A miraculous piece of detective work is The Crimson Sabre, a two-part Thanhouser drama, for release on the regular Mutual Program, November 30th. Hector Dion impersonates Sherlock Holmes, who, for the sake of a girl and her lover, burrows into a murder mystery and tracks down the real criminal. The girl's sweetheart, played by George Marlo, has been wrongly accused. He is exonerated, after an intensely dramatic scene in which the actual murderer stands, self-convicted, in the very spot where he had felled his victim. An old love affair of the dead man plays an important part in the chain of evidence; while the romance of Winston Holmes and Hilda Brown ends in happy fulfilment.

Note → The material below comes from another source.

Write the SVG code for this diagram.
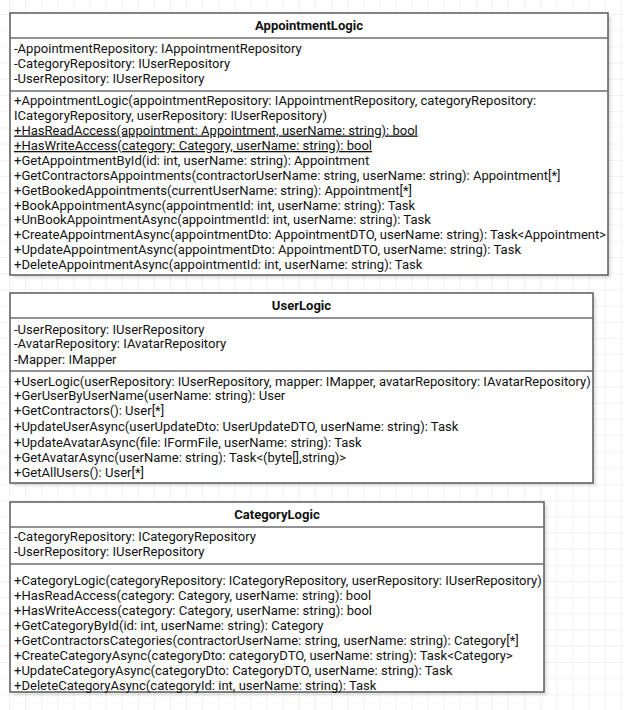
<svg xmlns="http://www.w3.org/2000/svg" width="624" height="710" viewBox="0 0 624 710">
<defs>
<pattern id="grid" x="9" y="14" width="16.1" height="16.2" patternUnits="userSpaceOnUse">
<path d="M0 0H16.1M0 0V16.2" fill="none" stroke="#e4e4e4" stroke-width="1"/>
</pattern>
<filter id="sh" x="-5%" y="-5%" width="110%" height="110%">
<feGaussianBlur stdDeviation="1.5"/>
</filter>
</defs>
<style>
.box{fill:#ffffff;stroke:#5a5a5a;stroke-width:1.5}
.shadow{fill:#000;opacity:0.12}
.div{stroke:#6e6e6e;stroke-width:1.5}
.t{font-family:Roboto,"Liberation Sans",sans-serif;font-size:13.05px;fill:#111}
.h{font-family:Roboto,"Liberation Sans",sans-serif;font-size:13.05px;font-weight:bold;fill:#111;text-anchor:middle}
.u{text-decoration:underline}
</style>
<rect width="624" height="710" fill="#ffffff"/>
<rect width="624" height="710" fill="url(#grid)"/>

<g id="AppointmentLogic">
<rect class="shadow" x="13" y="16" width="598" height="262" filter="url(#sh)"/>
<rect class="box" x="10" y="13" width="598" height="262"/>
<line class="div" x1="10" y1="38" x2="608" y2="38"/>
<line class="div" x1="10" y1="91" x2="608" y2="91"/>
<text class="h" x="309" y="30">AppointmentLogic</text>
<text class="t" x="14" y="52.5">-AppointmentRepository: IAppointmentRepository</text>
<text class="t" x="14" y="67.5">-CategoryRepository: IUserRepository</text>
<text class="t" x="14" y="82.5">-UserRepository: IUserRepository</text>
<text class="t" x="14" y="104.5">+AppointmentLogic(appointmentRepository: IAppointmentRepository, categoryRepository:</text>
<text class="t" x="14" y="119.5">ICategoryRepository, userRepository: IUserRepository)</text>
<text class="t u" x="14" y="134.5">+HasReadAccess(appointment: Appointment, userName: string): bool</text>
<text class="t u" x="14" y="150">+HasWriteAccess(category: Category, userName: string): bool</text>
<text class="t" x="14" y="165">+GetAppointmentById(id: int, userName: string): Appointment</text>
<text class="t" x="14" y="179.5">+GetContractorsAppointments(contractorUserName: string, userName: string): Appointment[*]</text>
<text class="t" x="14" y="194.5">+GetBookedAppointments(currentUserName: string): Appointment[*]</text>
<text class="t" x="14" y="209.5">+BookAppointmentAsync(appointmentId: int, userName: string): Task</text>
<text class="t" x="14" y="224">+UnBookAppointmentAsync(appointmentId: int, userName: string): Task</text>
<text class="t" x="14" y="238.5">+CreateAppointmentAsync(appointmentDto: AppointmentDTO, userName: string): Task&lt;Appointment&gt;</text>
<text class="t" x="14" y="253.5">+UpdateAppointmentAsync(appointmentDto: AppointmentDTO, userName: string): Task</text>
<text class="t" x="14" y="268.5">+DeleteAppointmentAsync(appointmentId: int, userName: string): Task</text>
</g>

<g id="UserLogic">
<rect class="shadow" x="13" y="296" width="583" height="190" filter="url(#sh)"/>
<rect class="box" x="10" y="293" width="583" height="190"/>
<line class="div" x1="10" y1="318" x2="593" y2="318"/>
<line class="div" x1="10" y1="371" x2="593" y2="371"/>
<text class="h" x="301.5" y="310">UserLogic</text>
<text class="t" x="14" y="333.5">-UserRepository: IUserRepository</text>
<text class="t" x="14" y="348">-AvatarRepository: IAvatarRepository</text>
<text class="t" x="14" y="363.5">-Mapper: IMapper</text>
<text class="t" x="14" y="385.5">+UserLogic(userRepository: IUserRepository, mapper: IMapper, avatarRepository: IAvatarRepository)</text>
<text class="t" x="14" y="400">+GerUserByUserName(userName: string): User</text>
<text class="t" x="14" y="415">+GetContractors(): User[*]</text>
<text class="t" x="14" y="431">+UpdateUserAsync(userUpdateDto: UserUpdateDTO, userName: string): Task</text>
<text class="t" x="14" y="446.5">+UpdateAvatarAsync(file: IFormFile, userName: string): Task</text>
<text class="t" x="14" y="461.5">+GetAvatarAsync(userName: string): Task&lt;(byte[],string)&gt;</text>
<text class="t" x="14" y="476.5">+GetAllUsers(): User[*]</text>
</g>

<g id="CategoryLogic">
<rect class="shadow" x="13" y="505" width="534" height="190" filter="url(#sh)"/>
<rect class="box" x="10" y="502" width="534" height="190"/>
<line class="div" x1="10" y1="527" x2="544" y2="527"/>
<line class="div" x1="10" y1="564" x2="544" y2="564"/>
<text class="h" x="277" y="519">CategoryLogic</text>
<text class="t" x="14" y="541">-CategoryRepository: ICategoryRepository</text>
<text class="t" x="14" y="556">-UserRepository: IUserRepository</text>
<text class="t" x="14" y="585">+CategoryLogic(categoryRepository: ICategoryRepository, userRepository: IUserRepository)</text>
<text class="t" x="14" y="600">+HasReadAccess(category: Category, userName: string): bool</text>
<text class="t" x="14" y="615">+HasWriteAccess(category: Category, userName: string): bool</text>
<text class="t" x="14" y="630">+GetCategoryById(id: int, userName: string): Category</text>
<text class="t" x="14" y="645">+GetContractorsCategories(contractorUserName: string, userName: string): Category[*]</text>
<text class="t" x="14" y="660">+CreateCategoryAsync(categoryDto: categoryDTO, userName: string): Task&lt;Category&gt;</text>
<text class="t" x="14" y="675">+UpdateCategoryAsync(categoryDto: CategoryDTO, userName: string): Task</text>
<text class="t" x="14" y="689.5">+DeleteCategoryAsync(categoryId: int, userName: string): Task</text>
</g>

<g id="connectors"></g>
</svg>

Winston Homes is decoyed to the home of Gerald Lafitte, his unsuccessful rival in love, by a promise that the latter will put him in touch with a proposition which will mean big money. Lafitte, meanwhile, robs his own safe, and sends for a detective. When Holmes arrives, he finds that the "proposition" is: "Give up Hilda Brown, or go to jail." For a despairing moment, the young man sinks his face in his hands. He is roused by a cry of horror. In the doorway stands the detective and Lafitte's valet. On the couch, his head cloven in twain, lies his enemy, a sabre, crimson with blood, at his side. A few minutes before Holmes had been absent-mindedly admiring the strange weapon as it hung on the wall above the couch. He is arrested for the murder. Rhoades, the detective, is not convinced even by apparently inclusive evidence. He finds in Lafitte's study the money and jewels cleverly removed by the dead man from his own safe, also a photograph of a beautiful girl with a theatrical signature across the corner. The detective visits a theatrical agency, where he learns that the original of the picture had been Lafitte's sweetheart. Rhoades studies the mechanism by which the sabre had been so attached to the wall that it could be swung out over the head of an unconscious victim and dropped with fatal effect. A photograph of the missing actor forms another link. Rhoades proves to the detective force that Lafitte's valet is none other than the father of the deserted actress, whose death he at last has avenged in the murder of her betrayer. Winston Holmes is acquitted, and he and Hilda marry.